I come from nowhere. This is a rather overdramatic statement, but it kinda has depth. Let’s unpack this a bit.
I didn’t grow up in a place that had cultural significance. I grew up in the “respectable working class” suburbs of a large but fairly nondescript city in the non-region that is the East Midlands. Occasionally you meet people who have some passion for the city (Nottingham), but it is rare, and it doesn’t have the cultural oomph of, say, growing up in Liverpool, Glasgow, the East End of London or (for that matter) Surrey (which elevates dullness to a culture). I find it strange when people have a really meaningful link to a place where they grew up—even a place that they haven’t lived in for years. I used to work with someone who, despite living elsewhere for the last 30 years, strongly identified with the Scottish borders where he grew up as his home, and regarded this as important. I can’t say that I do, or perhaps could attribute this to where I grew up.
I grew up without a religion, but with a vague dash of woo. This specifically isn’t to say that I grew up in a hardline atheist environment. I grew up in a family/culture that sat in the vaguely something-out-there, vaguely-agnostic, vaguely culturally-christian kind of nonreligion.
I grew up as an only child in a family that was distant, on both sides, from their extended family. This leaves me with a peculiar, and probably vastly overidealised, notion of a large extended family. For example, I am loosely envious of people who have large, extended (both in terms of family size and length of meeting) family Christmasses—in my family, Christmas has been a few hours on the 25th December with my parents, and by the evening it is back to normal. I understand, though, that people who have this more-or-less uniformly hate it and regard it as a tedious obligation.
I grew up in a “class gap”. I can’t do the “I grew up eating gravel” that some of my proper working class contemporaries can do; equally, I was sufficiently distant (e.g. in terms of cultural capital) from the genuine middle classes. My parents clearly believed themselves to be working class, though we were frequently seen as “posh” by by schoolmates, largely as a result of living in a detached house on the edge of the council estate rather than in one of the council houses.

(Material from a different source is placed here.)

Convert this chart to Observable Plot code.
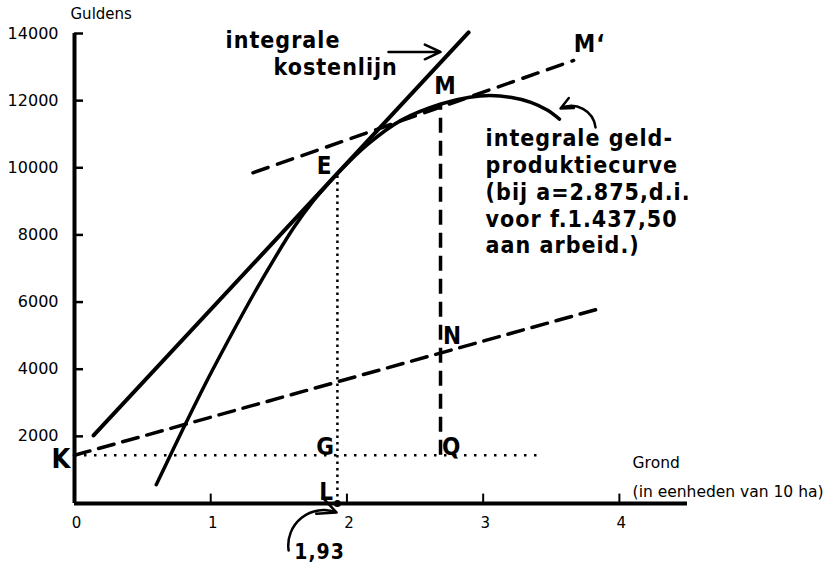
<!DOCTYPE html>
<html>
<head>
<meta charset="utf-8">
<script src="https://cdn.jsdelivr.net/npm/d3@7"></script>
<script src="https://cdn.jsdelivr.net/npm/@observablehq/plot@0.6"></script>
<style>
  html, body { margin: 0; padding: 0; background: #fff; }
  #chart svg { display: block; }
</style>
</head>
<body>
<div id="chart"></div>
<script>
// ---- data ----
const xTicks = [0, 1, 2, 3, 4];
const yTicks = [2000, 4000, 6000, 8000, 10000, 12000, 14000];

// integrale geld-produktiecurve
const prodX = [0.60, 0.73, 0.80, 0.95, 1.10, 1.32, 1.47, 1.61, 1.75, 1.85, 1.93, 2.15, 2.40, 2.69, 2.90, 3.05, 3.20, 3.35, 3.47, 3.56];
const prodY = [560, 1660, 2250, 3480, 4640, 6270, 7310, 8220, 9000, 9470, 9830, 10690, 11420, 11900, 12100, 12150, 12100, 11950, 11720, 11450];

// integrale kostenlijn (straight)
const costX = [0.14, 2.893];
const costY = [2026, 14031];

// dashed line from K through N
const lowX = [0, 3.85];
const lowY = [1437.5, 5800];

// dashed tangent through M to M'
const upX = [1.31, 3.664];
const upY = [9851, 13197];

const K = 1437.5;       // labour cost level
const xE = 1.93, yE = 9830;
const xM = 2.687, yM = 11900;
const xDotEnd = 3.43;

// point labels
const ptText = ["E", "G", "L", "Q", "N", "M", "M‘"];
const ptX = [1.836, 1.843, 1.850, 2.768, 2.775, 2.724, 3.781];
const ptY = [10039, 1668, 328, 1668, 4975, 12422, 13674];

// annotation texts
const kostText = ["integrale", "kostenlijn"];
const kostX = [1.109, 1.461];
const kostY = [13554, 12750];

const curveText = "integrale geld-\nproduktiecurve\n(bij a=2.875,d.i.\nvoor f.1.437,50\naan arbeid.)";
const curveTextX = 3.018, curveTextY = 7448;

const axisText = ["Grond", "(in eenheden van 10 ha)"];
const axisTextX = 4.097;
const axisTextY = [1043, 179];

// arrows: [x1, y1, x2, y2, bend]
const arrows = [
  [2.305, 13450, 2.687, 13450, 0],
  [3.825, 11201, 3.568, 11767, -55],
  [1.572, -1400, 1.924, -268, 60]
];

// ---- build ----
const prod = prodX.map((x, i) => ({x, y: prodY[i]}));
const cost = costX.map((x, i) => ({x, y: costY[i]}));
const low = lowX.map((x, i) => ({x, y: lowY[i]}));
const up = upX.map((x, i) => ({x, y: upY[i]}));
const pts = ptText.map((t, i) => ({t, x: ptX[i], y: ptY[i]}));
const kost = kostText.map((t, i) => ({t, x: kostX[i], y: kostY[i]}));
const axt = axisText.map((t, i) => ({t, x: axisTextX, y: axisTextY[i]}));
const arr = arrows.map(([x1, y1, x2, y2, bend]) => ({x1, y1, x2, y2, bend}));

const boldFont = "'DejaVu Sans Condensed', 'Liberation Sans Narrow', 'DejaVu Sans', sans-serif";
const regFont = "'DejaVu Sans', sans-serif";

const plot = Plot.plot({
  width: 837,
  height: 566,
  marginLeft: 74,
  marginRight: 150,
  marginTop: 33,
  marginBottom: 63,
  x: {domain: [0, 4.5], axis: null},
  y: {domain: [0, 14000], axis: null},
  style: {background: "#fff", color: "#000", fontFamily: regFont, overflow: "visible"},
  marks: [
    // axes
    Plot.ruleX([0], {y1: 0, y2: 14000, stroke: "#000", strokeWidth: 4}),
    Plot.ruleY([0], {x1: 0, x2: 4.5, stroke: "#000", strokeWidth: 4}),
    Plot.ruleY(yTicks, {x1: 0, x2: 0.066, stroke: "#000", strokeWidth: 2.5}),
    Plot.ruleX(xTicks.slice(1), {y1: 0, y2: 280, stroke: "#000", strokeWidth: 2}),
    Plot.text(yTicks, {x: 0, y: d => d, text: d => String(d), dx: -16, textAnchor: "end", fontSize: 16, fontFamily: regFont}),
    Plot.text(xTicks, {x: d => d, y: 0, text: d => String(d), dy: 20, dx: 2, fontSize: 15, fontFamily: regFont}),
    Plot.text(["Guldens"], {x: 0, y: 14000, text: d => d, dx: -4, dy: -15, textAnchor: "start", lineAnchor: "bottom", fontSize: 15, fontFamily: regFont}),
    Plot.text(axt, {x: "x", y: "y", text: "t", textAnchor: "start", lineAnchor: "bottom", fontSize: 15.5, fontFamily: regFont}),

    // dotted guides
    Plot.ruleY([K], {x1: 0, x2: xDotEnd, stroke: "#000", strokeWidth: 2.5, strokeDasharray: "2.5,7.5"}),
    Plot.ruleX([xE], {y1: 0, y2: yE, stroke: "#000", strokeWidth: 2.5, strokeDasharray: "2.5,4"}),
    // dashed
    Plot.ruleX([xM], {y1: K, y2: yM, stroke: "#000", strokeWidth: 3.5, strokeDasharray: "15,8"}),
    Plot.line(low, {x: "x", y: "y", stroke: "#000", strokeWidth: 3.5, strokeDasharray: "16,9"}),
    Plot.line(up, {x: "x", y: "y", stroke: "#000", strokeWidth: 3.5, strokeDasharray: "16,10"}),
    // solid
    Plot.line(cost, {x: "x", y: "y", stroke: "#000", strokeWidth: 4}),
    Plot.line(prod, {x: "x", y: "y", curve: "catmull-rom", stroke: "#000", strokeWidth: 3.5}),
    Plot.dot([{x: xE, y: 0}], {x: "x", y: "y", r: 3.5, fill: "#000"}),

    // arrows
    ...arr.map(a => Plot.arrow([a], {x1: "x1", y1: "y1", x2: "x2", y2: "y2", bend: a.bend, stroke: "#000", strokeWidth: 2.5, headLength: 13, headAngle: 50})),

    // bold labels
    Plot.text(pts, {x: "x", y: "y", text: "t", fontSize: 24, fontWeight: "bold", fontFamily: boldFont}),
    Plot.text(["K"], {x: 0, y: K, text: d => d, dx: -13, dy: 4, fontSize: 27, fontWeight: "bold", fontFamily: boldFont}),
    Plot.text(kost, {x: "x", y: "y", text: "t", textAnchor: "start", lineAnchor: "bottom", fontSize: 23, fontWeight: "bold", fontFamily: boldFont}),
    Plot.text([curveText], {x: curveTextX, y: curveTextY, text: d => d, textAnchor: "start", lineAnchor: "bottom", lineHeight: 1.17, fontSize: 23, fontWeight: "bold", fontFamily: boldFont}),
    Plot.text(["1,93"], {x: 1.579, y: -1460, text: d => d, dx: 30, dy: 0, fontSize: 21, fontWeight: "bold", fontFamily: boldFont})
  ]
});

d3.select(plot).selectAll('g[font-weight="bold"] text').style("letter-spacing", "1px");
document.getElementById("chart").appendChild(plot);
</script>
</body>
</html>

The importance of gender has always been a mystery to me. I don’t regard gender as being all that important, outside of areas where it is immediately relevant. I’ve always interacted with lots of people both male and female without really noticing. I find the idea of social groups based on gender to be weird—occasionally, I’ll get invited to go along to an event that is male-only and I always refuse these, I can’t understand what people would get from such a group. Similarly with regard to race and ethnicity.
This isn’t to say that I would want to have a strong background, but I sometimes think that it would be good to have something to push against—when I read a book review about (to give a recent example) the difficulties of growing as a lesbian in Jewish North London, I feel that my situation doesn’t give me something to move outward from. I might want to reject my background, but at least I’d like some background to reject.
When I explain this to friends, I often get a reaction that is trying to convince me that I do come from somewhere, e.g. by explaining that I have a community in the form of my academic discipline. This isn’t really about where I come from, though, but about where I have ended up.
That said, I don’t care too much about this. I am vaguely jealous of people who appear to come from somewhere, it adds depth in some indefinable way. Nonetheless, I feel that it conveys an interesting perspective on the world. For example, I find territorial political/religious disputes (Northern Ireland, the Falkland Islands, the middle-east) rather incomprehensible. Why not just come to a pragmatic solution and agree some kind of division? Of course I am not really that naive: I understand rationally, but nonetheless try as I might I cannot emotionally grok the feelings of someone who really believes in this sort of cause. Why, in the end, is it really that important? What must it feel like to really come from somewhere and care about it?
My perspective on such disputes leaves me with an oddly contradictory feeling. On one hand, I feel remarkably naive, like some 5-year old saying “why can’t they just all sort it out”. On the other hand, I feel remarkably mature, like a teacher who is looking down on a class of children having a fight and apportioning equal blame to all with jaded indifference. When I was a kid, I was morally outraged at some of the teachers’ decisions—their lack of interest in trying to explore the reasons why we were e.g. fighting seemed outrageous—but, in retrospect I can see how it looks when you take a perspective that views playground politics as trivial.
Similarly on various kinds of prejudice in society, I feel that I am getting a lack of prejudice “for free”, which feels odd somehow. I like this situation, but I feel that people who have had to work hard to not be racist or sexist somehow have a greater depth of engagement with the issues, whereas I’ve just swanned in without any of these prejudices in the first place.
I wonder what it feels like to really come from somewhere in this sense?